* BEGIN DATA BLOCK *

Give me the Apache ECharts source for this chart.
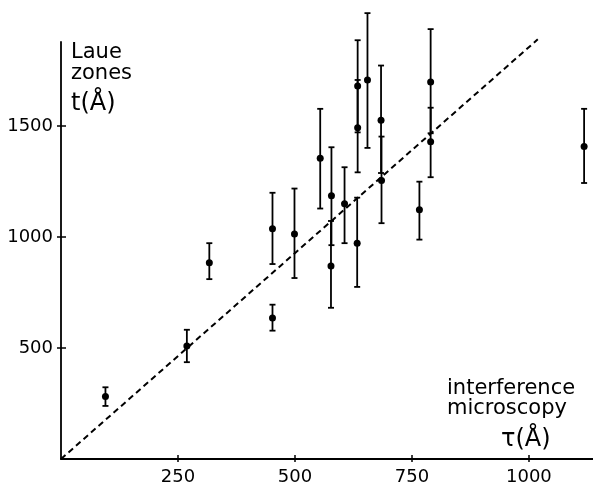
<!DOCTYPE html>
<html>
<head>
    <meta charset="UTF-8">
    <title>Laue zones vs interference microscopy</title>
    <script src="https://cdn.jsdelivr.net/npm/echarts@6.0.0/dist/echarts.min.js"></script>
    <style>
        html, body { margin: 0; padding: 0; background: #fff; }
    </style>
</head>
<body>
    <div id="main" style="width: 593px;height:485px;"></div>
    <script type="text/javascript">
        // 干涉显微镜厚度 tau (Å)
        var tau = [95, 269, 317, 452, 452, 499, 554, 578, 577, 606, 633, 634, 634, 655, 684, 685, 766, 790, 790, 1118];
        // 劳厄带厚度 t (Å)
        var t = [281, 509, 884, 635, 1037, 1013, 1354, 1186, 869, 1149, 972, 1680, 1492, 1707, 1526, 1254, 1123, 1698, 1429, 1407];
        // 误差棒上下限
        var tLow = [239, 436, 810, 578, 878, 815, 1128, 963, 681, 972, 775, 1471, 1291, 1401, 1288, 1062, 988, 1467, 1269, 1243];
        var tHigh = [323, 582, 972, 695, 1199, 1218, 1577, 1404, 1072, 1314, 1177, 1886, 1707, 2008, 1772, 1452, 1249, 1936, 1582, 1577];
        // 虚线
        var lineX = [0, 1019];
        var lineY = [0, 1890];
        // 刻度
        var xTicks = [250, 500, 750, 1000];
        var yTicks = [500, 1000, 1500];

        var font = '"DejaVu Sans", sans-serif';
        var myChart = echarts.init(document.getElementById('main'));

        function renderErrorBar(params, api) {
            var x = api.value(0);
            var pLo = api.coord([x, api.value(1)]);
            var pHi = api.coord([x, api.value(2)]);
            var cap = 3;
            var st = { stroke: '#000', lineWidth: 1.8 };
            return {
                type: 'group',
                children: [
                    { type: 'line', shape: { x1: pLo[0], y1: pLo[1], x2: pHi[0], y2: pHi[1] }, style: st },
                    { type: 'line', shape: { x1: pLo[0] - cap, y1: pLo[1], x2: pLo[0] + cap, y2: pLo[1] }, style: st },
                    { type: 'line', shape: { x1: pHi[0] - cap, y1: pHi[1], x2: pHi[0] + cap, y2: pHi[1] }, style: st }
                ]
            };
        }

        var axisCommon = {
            type: 'value',
            splitLine: { show: false },
            axisLine: { show: true, onZero: false, lineStyle: { color: '#000', width: 1.8 } }
        };

        var option = {
            animation: false,
            backgroundColor: '#fff',
            grid: { left: 61, right: 0, top: 42, bottom: 26, outerBoundsMode: 'none', containLabel: false },
            xAxis: [
                Object.assign({}, axisCommon, {
                    min: 0, max: 1137, interval: 250, position: 'bottom',
                    axisTick: { show: true, inside: true, length: 4, customValues: xTicks, lineStyle: { color: '#000', width: 1.5 } },
                    axisLabel: { customValues: xTicks, formatter: function (v) { return String(v); }, margin: 9, color: '#000', fontSize: 18, fontFamily: font }
                }),
                Object.assign({}, axisCommon, {
                    min: 0, max: 1137, interval: 250, position: 'bottom',
                    axisLine: { show: false },
                    axisTick: { show: true, inside: false, length: 3, customValues: xTicks, lineStyle: { color: '#000', width: 1.5 } },
                    axisLabel: { show: false }
                })
            ],
            yAxis: [
                Object.assign({}, axisCommon, {
                    min: 0, max: 1878, interval: 500, position: 'left',
                    axisTick: { show: true, inside: true, length: 5, customValues: yTicks, lineStyle: { color: '#000', width: 1.5 } },
                    axisLabel: { customValues: yTicks, formatter: function (v) { return String(v); }, margin: 8, color: '#000', fontSize: 18, fontFamily: font }
                }),
                Object.assign({}, axisCommon, {
                    min: 0, max: 1878, interval: 500, position: 'left',
                    axisLine: { show: false },
                    axisTick: { show: true, inside: false, length: 4, customValues: yTicks, lineStyle: { color: '#000', width: 1.5 } },
                    axisLabel: { show: false }
                })
            ],
            graphic: [
                { type: 'text', style: { text: 'Laue\nzones', x: 71, y: 42, font: '21px ' + font, lineHeight: 21, fill: '#000', align: 'left', verticalAlign: 'top' } },
                { type: 'text', style: { text: 't(Å)', x: 71, y: 104, font: '24px ' + font, fill: '#000', align: 'left', verticalAlign: 'middle' } },
                { type: 'text', style: { text: 'interference\nmicroscopy', x: 447, y: 379, font: '21px ' + font, lineHeight: 20, fill: '#000', align: 'left', verticalAlign: 'top' } },
                { type: 'text', style: { text: 'τ(Å)', x: 501, y: 440, font: '24px ' + font, fill: '#000', align: 'left', verticalAlign: 'middle' } }
            ],
            series: [
                {
                    type: 'line',
                    data: lineX.map(function (x, i) { return [x, lineY[i]]; }),
                    showSymbol: false,
                    clip: false,
                    lineStyle: { color: '#000', width: 2, type: [6, 4] },
                    silent: true
                },
                {
                    type: 'custom',
                    data: tau.map(function (x, i) { return [x, tLow[i], tHigh[i]]; }),
                    encode: { x: 0, y: [1, 2] },
                    renderItem: renderErrorBar,
                    clip: false,
                    silent: true
                },
                {
                    type: 'scatter',
                    data: tau.map(function (x, i) { return [x, t[i]]; }),
                    symbol: 'circle',
                    symbolSize: 7,
                    itemStyle: { color: '#000', opacity: 1 },
                    clip: false,
                    silent: true
                }
            ]
        };

        myChart.setOption(option);
    </script>
</body>
</html>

* END DATA BLOCK *

> _REQUIRED TASK_
Write down every line from the opening of the listing to the line with "var myChart = echarts.init(document.getElementById('main'));", both included, and nothing else; the pictures are omitted.

> _FINISHED TASK_
Give me the Apache ECharts source for this chart.
<!DOCTYPE html>
<html>
<head>
    <meta charset="UTF-8">
    <title>Laue zones vs interference microscopy</title>
    <script src="https://cdn.jsdelivr.net/npm/echarts@6.0.0/dist/echarts.min.js"></script>
    <style>
        html, body { margin: 0; padding: 0; background: #fff; }
    </style>
</head>
<body>
    <div id="main" style="width: 593px;height:485px;"></div>
    <script type="text/javascript">
        // 干涉显微镜厚度 tau (Å)
        var tau = [95, 269, 317, 452, 452, 499, 554, 578, 577, 606, 633, 634, 634, 655, 684, 685, 766, 790, 790, 1118];
        // 劳厄带厚度 t (Å)
        var t = [281, 509, 884, 635, 1037, 1013, 1354, 1186, 869, 1149, 972, 1680, 1492, 1707, 1526, 1254, 1123, 1698, 1429, 1407];
        // 误差棒上下限
        var tLow = [239, 436, 810, 578, 878, 815, 1128, 963, 681, 972, 775, 1471, 1291, 1401, 1288, 1062, 988, 1467, 1269, 1243];
        var tHigh = [323, 582, 972, 695, 1199, 1218, 1577, 1404, 1072, 1314, 1177, 1886, 1707, 2008, 1772, 1452, 1249, 1936, 1582, 1577];
        // 虚线
        var lineX = [0, 1019];
        var lineY = [0, 1890];
        // 刻度
        var xTicks = [250, 500, 750, 1000];
        var yTicks = [500, 1000, 1500];

        var font = '"DejaVu Sans", sans-serif';
        var myChart = echarts.init(document.getElementById('main'));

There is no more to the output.